Singapore's recovery from its worst-ever quarterly slump is likely to be slow and choppy, with a coronavirus resurgence looming as a constant threat.
Travel and tourism will continue to bear the brunt of the pandemic, and full revival of construction activities may take longer than previously expected.
However, most economists expect demand for select export goods and robust demand for finance and insurance as well as information and communications services to help the economy start its climb out of the depths of the recession.
Mr Edward Lee, Standard Chartered Bank's chief economist for Asean and South Asia, said: "Any pickup in second-half growth is likely to be tepid."
The resurgence of Covid-19 infections in places including Australia, Hong Kong and Japan, resulting in reimposition of mobility restrictions, will likely keep the pace of reopening gradual, he said.
Also, geopolitical tensions and the risk of corporate indebtedness may also depress investment sentiment, he added.
"On a more positive note, Singapore may continue to benefit from pharmaceutical and electronics demand. Digital payments and solutions activity may also continue to support the finance and infocomm sectors," said Mr Lee.
While most economists agreed that delayed reopenings of international borders, particularly for travel, will remain a drag on any recovery, some sectors - such as pharmaceuticals, electronics, gold and oil products - are likely to perform relatively better and support exports and gross domestic product (GDP) growth in the second half.
Mr Irvin Seah, senior economist at DBS Bank, said demand for biomedical products, electronic components and semiconductors has remained strong as companies globally turned to digital solutions to overcome the disruptions to business processes.
"The overall manufacturing sector is expected to remain an outperformer for the year," he said.
Enterprise Singapore yesterday upgraded its 2020 forecasts for non-oil domestic exports, projecting 3 per cent to 5 per cent year-on-year growth, compared with an earlier estimate of a 1 per cent to 4 per cent fall.
Those pockets of resilience may still not be enough to reverse the surge in unemployment, as job creation usually lags behind economic growth by several months.
Mr Joshua Yim, chief executive of recruitment firm Achieve Group, said that while his business has picked up slightly after a major plunge during the circuit breaker period, firms are generally still cautious about hiring.

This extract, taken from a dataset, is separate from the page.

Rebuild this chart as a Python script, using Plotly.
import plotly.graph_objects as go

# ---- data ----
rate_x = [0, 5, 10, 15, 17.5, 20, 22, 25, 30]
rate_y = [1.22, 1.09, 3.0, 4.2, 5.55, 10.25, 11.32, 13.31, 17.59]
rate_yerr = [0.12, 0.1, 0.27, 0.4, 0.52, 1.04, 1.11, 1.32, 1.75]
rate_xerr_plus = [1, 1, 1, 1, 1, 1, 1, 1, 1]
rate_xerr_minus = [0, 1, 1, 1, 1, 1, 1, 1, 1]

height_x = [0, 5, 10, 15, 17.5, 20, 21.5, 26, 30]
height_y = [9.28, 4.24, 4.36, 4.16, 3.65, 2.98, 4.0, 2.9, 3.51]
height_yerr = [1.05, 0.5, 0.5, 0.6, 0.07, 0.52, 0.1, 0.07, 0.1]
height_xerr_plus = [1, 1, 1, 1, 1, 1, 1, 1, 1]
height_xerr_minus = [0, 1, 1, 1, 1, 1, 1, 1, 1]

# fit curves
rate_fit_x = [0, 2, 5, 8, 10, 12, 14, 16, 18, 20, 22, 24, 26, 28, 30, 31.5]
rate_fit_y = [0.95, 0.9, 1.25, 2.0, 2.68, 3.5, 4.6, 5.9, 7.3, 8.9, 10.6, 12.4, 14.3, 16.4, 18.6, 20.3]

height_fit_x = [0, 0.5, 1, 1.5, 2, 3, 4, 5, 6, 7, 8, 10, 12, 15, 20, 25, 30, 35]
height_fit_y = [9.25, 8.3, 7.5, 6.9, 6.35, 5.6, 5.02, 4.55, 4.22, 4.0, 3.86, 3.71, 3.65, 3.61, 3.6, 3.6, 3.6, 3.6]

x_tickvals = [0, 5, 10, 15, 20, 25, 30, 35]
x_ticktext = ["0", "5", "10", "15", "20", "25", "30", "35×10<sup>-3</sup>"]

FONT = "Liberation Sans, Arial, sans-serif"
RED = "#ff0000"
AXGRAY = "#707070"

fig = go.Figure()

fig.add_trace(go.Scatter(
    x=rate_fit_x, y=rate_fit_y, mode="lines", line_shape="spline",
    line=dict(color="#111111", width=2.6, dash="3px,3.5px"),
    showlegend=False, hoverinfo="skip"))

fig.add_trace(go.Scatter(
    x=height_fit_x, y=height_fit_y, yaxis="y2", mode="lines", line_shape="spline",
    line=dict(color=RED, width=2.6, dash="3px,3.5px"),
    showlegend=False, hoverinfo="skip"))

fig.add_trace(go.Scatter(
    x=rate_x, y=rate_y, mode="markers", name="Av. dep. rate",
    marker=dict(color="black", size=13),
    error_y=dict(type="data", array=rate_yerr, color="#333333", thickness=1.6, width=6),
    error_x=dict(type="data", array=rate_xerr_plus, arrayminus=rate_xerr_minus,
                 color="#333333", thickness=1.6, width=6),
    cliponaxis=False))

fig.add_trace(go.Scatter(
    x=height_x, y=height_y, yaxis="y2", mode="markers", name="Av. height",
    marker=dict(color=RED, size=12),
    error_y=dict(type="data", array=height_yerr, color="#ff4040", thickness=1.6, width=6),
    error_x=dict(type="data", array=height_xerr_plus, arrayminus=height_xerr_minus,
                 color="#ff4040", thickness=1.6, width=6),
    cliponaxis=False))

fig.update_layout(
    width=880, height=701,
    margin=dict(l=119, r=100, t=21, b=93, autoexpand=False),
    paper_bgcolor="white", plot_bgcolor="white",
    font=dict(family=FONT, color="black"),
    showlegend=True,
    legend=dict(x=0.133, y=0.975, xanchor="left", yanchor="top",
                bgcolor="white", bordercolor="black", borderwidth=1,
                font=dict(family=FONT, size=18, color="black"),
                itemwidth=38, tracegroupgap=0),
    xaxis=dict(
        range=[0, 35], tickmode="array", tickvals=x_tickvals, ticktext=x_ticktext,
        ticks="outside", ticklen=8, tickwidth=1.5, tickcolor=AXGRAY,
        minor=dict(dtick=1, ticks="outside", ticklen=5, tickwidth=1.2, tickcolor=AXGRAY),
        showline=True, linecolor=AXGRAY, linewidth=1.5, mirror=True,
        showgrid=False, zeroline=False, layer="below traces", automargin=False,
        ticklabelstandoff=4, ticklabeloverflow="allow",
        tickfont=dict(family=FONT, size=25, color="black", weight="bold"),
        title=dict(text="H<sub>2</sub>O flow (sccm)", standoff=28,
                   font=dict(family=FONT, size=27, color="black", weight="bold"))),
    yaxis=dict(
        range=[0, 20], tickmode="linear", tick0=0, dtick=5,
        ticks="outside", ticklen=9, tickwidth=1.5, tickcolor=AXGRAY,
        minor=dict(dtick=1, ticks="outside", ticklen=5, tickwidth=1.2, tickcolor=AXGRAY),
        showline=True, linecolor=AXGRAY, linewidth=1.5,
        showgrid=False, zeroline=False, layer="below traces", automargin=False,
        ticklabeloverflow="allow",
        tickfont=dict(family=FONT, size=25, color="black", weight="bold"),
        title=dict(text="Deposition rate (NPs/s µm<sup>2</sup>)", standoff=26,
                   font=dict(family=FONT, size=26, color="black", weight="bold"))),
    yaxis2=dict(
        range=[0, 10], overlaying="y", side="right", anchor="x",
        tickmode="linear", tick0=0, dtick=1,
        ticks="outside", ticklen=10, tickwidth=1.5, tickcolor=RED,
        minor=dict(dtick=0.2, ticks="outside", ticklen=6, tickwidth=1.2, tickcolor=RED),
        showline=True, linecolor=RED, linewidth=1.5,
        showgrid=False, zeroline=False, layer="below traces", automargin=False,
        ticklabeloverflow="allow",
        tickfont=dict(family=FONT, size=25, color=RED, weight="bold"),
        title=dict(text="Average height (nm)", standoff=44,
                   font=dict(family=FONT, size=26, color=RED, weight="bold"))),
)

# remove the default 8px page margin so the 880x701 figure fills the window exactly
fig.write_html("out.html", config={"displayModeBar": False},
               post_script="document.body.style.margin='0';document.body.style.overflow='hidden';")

Interest in hiring has fallen sharply among clients to just 55 per cent to 60 per cent of that for a typical year, he pointed out. "I think it's quite reflective of employers' confidence."

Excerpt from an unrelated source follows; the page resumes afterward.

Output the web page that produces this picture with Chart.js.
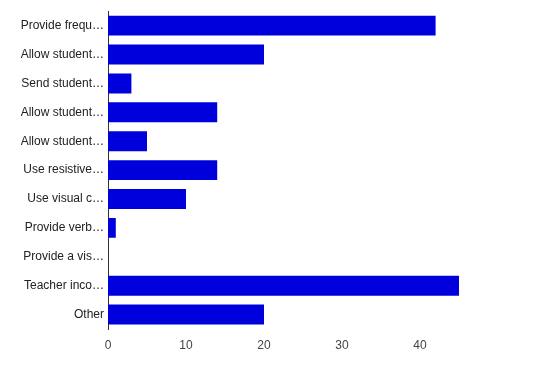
<html lang="en">
<head>
  <meta charset="UTF-8">
  <title>Strategies chart</title>
  <script src="https://cdn.jsdelivr.net/npm/chart.js"></script>
  <style>
    body, html {
      margin: 0;
      padding: 0;
      background-color: #ffffff;
    }
    .chart-container {
      width: 550px;
      height: 371px;
    }
  </style>
</head>
<body>
  <div class="chart-container"><canvas id="myChart" width="550" height="371"></canvas></div>
  <script>
    const categories = [
      'Provide frequ\u2026',
      'Allow student\u2026',
      'Send student\u2026',
      'Allow student\u2026',
      'Allow student\u2026',
      'Use resistive\u2026',
      'Use visual c\u2026',
      'Provide verb\u2026',
      'Provide a vis\u2026',
      'Teacher inco\u2026',
      'Other'
    ];
    const counts = [42, 20, 3, 14, 5, 14, 10, 1, 0, 45, 20];
    const xTicks = [0, 10, 20, 30, 40];

    const ctx = document.getElementById('myChart').getContext('2d');
    const myChart = new Chart(ctx, {
      type: 'bar',
      data: {
        labels: categories,
        datasets: [{
          data: counts,
          backgroundColor: '#0000dc',
          borderWidth: 0,
          categoryPercentage: 1,
          barPercentage: 0.69
        }]
      },
      options: {
        indexAxis: 'y',
        responsive: false,
        animation: false,
        layout: {
          padding: { top: 10, right: 91, left: 0, bottom: 0 }
        },
        plugins: {
          legend: { display: false },
          tooltip: { enabled: false }
        },
        scales: {
          x: {
            min: 0,
            max: 45,
            grid: { display: false, drawTicks: false },
            border: { display: false },
            afterBuildTicks(scale) {
              scale.ticks = xTicks.map(v => ({ value: v }));
            },
            afterFit(scale) {
              scale.height = 42;
            },
            ticks: {
              padding: 9,
              color: '#444444',
              font: { family: 'Arial, "Liberation Sans", sans-serif', size: 12 }
            }
          },
          y: {
            grid: { display: false, drawTicks: false },
            border: { display: true, color: '#333333', width: 1 },
            afterFit(scale) {
              scale.width = 108;
            },
            ticks: {
              padding: 4,
              color: '#222222',
              font: { family: 'Arial, "Liberation Sans", sans-serif', size: 12 }
            }
          }
        }
      }
    });
  </script>
</body>
</html>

Some of Mr Yim's clients have said the trajectory of both the pandemic and the economy is still ambiguous, and this is stopping them from hiring or considering retrenchments.
But there are sectors where companies are still looking to expand their payroll. Firms are seeking workers in infocommunications technology roles and in manufacturing, especially those in the semiconductor sub-sectors, Mr Yim said.
For instance, precision engineering firm Akribis has been actively hiring, though many candidates are reluctant to sign up as starting salaries have dropped below their expectations.
Akribis chief executive Leow Yong Peng said: "These traditional mechanical engineering, electrical engineering jobs have lost their appeal to the younger generation."
These jobs are fundamental to equipment building and for the company to compete with lower-cost manufacturing bases elsewhere, he said. Also, the Covid-19 travel curbs have made it difficult to hire foreigners, Mr Leow added.
The Ministry of Trade and Industry yesterday updated its full-year GDP forecast to a contraction of 5 per cent to 7 per cent in 2020, compared with the previous forecast range of a 4 per cent to 7 per cent contraction.
Mr Lee of Standard Chartered said he will maintain his 2020 growth forecast of a 6 per cent shrinkage.
DBS' Mr Seah, however, lowered his 2020 forecast to a 6.5 per cent contraction, down from the economy shrinking 5.7 per cent previously. At the same time, he revised up his full-year GDP growth forecast for next year to 5.5 per cent, from an earlier 3.5 per cent.